0
0
Apache-sparkConceptBeginner · 3 min read

What is Data Skew in Spark: Explanation and Example

In Spark, data skew happens when some partitions have much more data than others, causing slow processing. It creates an imbalance where a few tasks take much longer, reducing overall performance.
⚙️

How It Works

Imagine you have a group project where some members get a lot more work than others. This makes those members slow down the whole team. In Spark, data skew is similar: some partitions get a lot more data than others during operations like join or groupBy. This causes some tasks to take much longer to finish.

When Spark divides data into partitions, it expects them to be roughly equal in size. But if one key or group appears very often, the partition holding that key becomes very large. This slows down the job because Spark waits for the slowest task to finish before moving on.

💻

Example

This example shows how data skew can happen during a join when one key is very common.
python
from pyspark.sql import SparkSession

spark = SparkSession.builder.appName('DataSkewExample').getOrCreate()

# Create two dataframes
left = spark.createDataFrame([
    (1, 'A'), (2, 'B'), (3, 'C'), (3, 'D'), (3, 'E'), (3, 'F')
], ['id', 'value'])

right = spark.createDataFrame([
    (3, 'X'), (4, 'Y')
], ['id', 'desc'])

# Join on 'id' - key 3 is very common in left
joined = left.join(right, 'id')

# Show result
joined.show()
Output
+---+-----+----+ | id|value|desc| +---+-----+----+ | 3| C| X| | 3| D| X| | 3| E| X| | 3| F| X| +---+-----+----+
🎯

When to Use

Understanding data skew is important when working with large datasets in Spark, especially during join, groupBy, or reduceByKey operations. If you notice some tasks taking much longer, data skew might be the cause.

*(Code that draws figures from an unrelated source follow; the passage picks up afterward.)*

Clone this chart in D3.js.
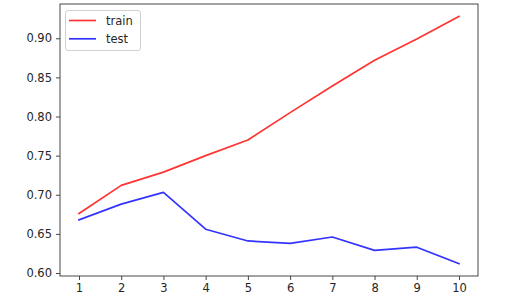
<!DOCTYPE html>
<html><head><meta charset="utf-8">
<script src="https://cdn.jsdelivr.net/npm/d3@7"></script>
<style>
html,body{margin:0;padding:0;background:#fff;}
svg{display:block;font-family:"DejaVu Sans",sans-serif;}
</style></head>
<body>
<svg id="c" width="512" height="303"></svg>
<script>
const epochs = [1,2,3,4,5,6,7,8,9,10];
const trainVals = [0.676,0.712,0.729,0.750,0.770,0.805,0.839,0.872,0.899,0.928];
const testVals = [0.668,0.688,0.703,0.656,0.641,0.638,0.646,0.629,0.633,0.612];
const yTicks = [0.60,0.65,0.70,0.75,0.80,0.85,0.90];
const seriesNames = ["train","test"];
const seriesColors = ["#ff0000","#0000ff"];

const svg = d3.select("#c");
const L=60, R=478, T=4, B=276;
const all = trainVals.concat(testVals);
const ymin = d3.min(all), ymax = d3.max(all), m = (ymax-ymin)*0.05;
const x = d3.scaleLinear().domain([0.55,10.45]).range([L,R]);
const y = d3.scaleLinear().domain([ymin-m, ymax+m]).range([B,T]);

const xa = svg.append("g").attr("transform",`translate(0,${B})`)
  .call(d3.axisBottom(x).tickValues(epochs).tickFormat(d3.format("d")).tickSizeOuter(0).tickSize(4).tickPadding(4));
const ya = svg.append("g").attr("transform",`translate(${L},0)`)
  .call(d3.axisLeft(y).tickValues(yTicks).tickFormat(d3.format(".2f")).tickSizeOuter(0).tickSize(4).tickPadding(4));
[xa,ya].forEach(a=>{
  a.select(".domain").remove();
  a.selectAll("line").attr("stroke","#333").attr("stroke-width",0.9);
  a.selectAll("text").attr("font-size","11.5px").attr("fill","#262626").attr("font-family","DejaVu Sans");
});

const line = d3.line().x((d,i)=>x(epochs[i])).y(d=>y(d));
[trainVals,testVals].forEach((vals,k)=>{
  svg.append("path").datum(vals).attr("d",line).attr("fill","none")
    .attr("stroke",seriesColors[k]).attr("stroke-opacity",0.8).attr("stroke-width",1.7)
    .attr("stroke-linejoin","round").attr("stroke-linecap","square");
});

svg.append("rect").attr("x",L).attr("y",T).attr("width",R-L).attr("height",B-T)
  .attr("fill","none").attr("stroke","#333").attr("stroke-width",0.9);

const lg = svg.append("g");
lg.append("rect").attr("x",65.5).attr("y",10.5).attr("width",75).attr("height",40).attr("rx",2.5)
  .attr("fill","#fff").attr("fill-opacity",0.8).attr("stroke","#d0d0d0").attr("stroke-width",1);
seriesNames.forEach((n,k)=>{
  const yy = 20.5 + k*18.3;
  lg.append("line").attr("x1",69).attr("x2",96).attr("y1",yy).attr("y2",yy)
    .attr("stroke",seriesColors[k]).attr("stroke-opacity",0.8).attr("stroke-width",1.7);
  lg.append("text").attr("x",106).attr("y",yy).attr("dy","0.36em").attr("font-size","11.5px")
    .attr("fill","#262626").text(n);
});
</script>
</body></html>
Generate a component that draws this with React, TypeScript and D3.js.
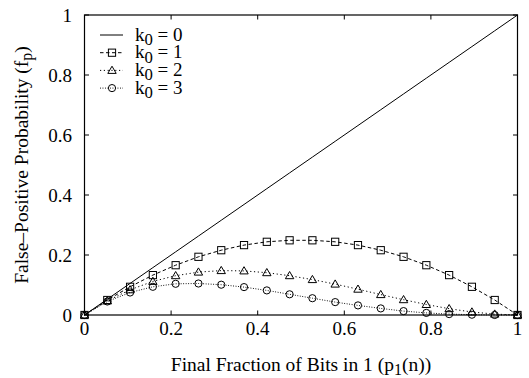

Real-world cases include joining customer data where a few customers have many transactions or grouping logs where some IP addresses appear very frequently. Detecting and fixing skew helps speed up your Spark jobs and use resources efficiently.

Key Points

  • Data skew means uneven data distribution across partitions.
  • It causes some tasks to run slower, delaying the whole job.
  • Common in joins or aggregations with popular keys.
  • Detect skew by checking task durations or data sizes per partition.
  • Fix skew by techniques like salting keys or broadcasting small tables.

Key Takeaways

Data skew causes some Spark tasks to process much more data, slowing down jobs.
It often happens during joins or group operations with uneven key distribution.
Detect skew by monitoring task times and partition sizes.
Fix skew using methods like key salting or broadcasting small datasets.
Handling skew improves Spark job performance and resource use.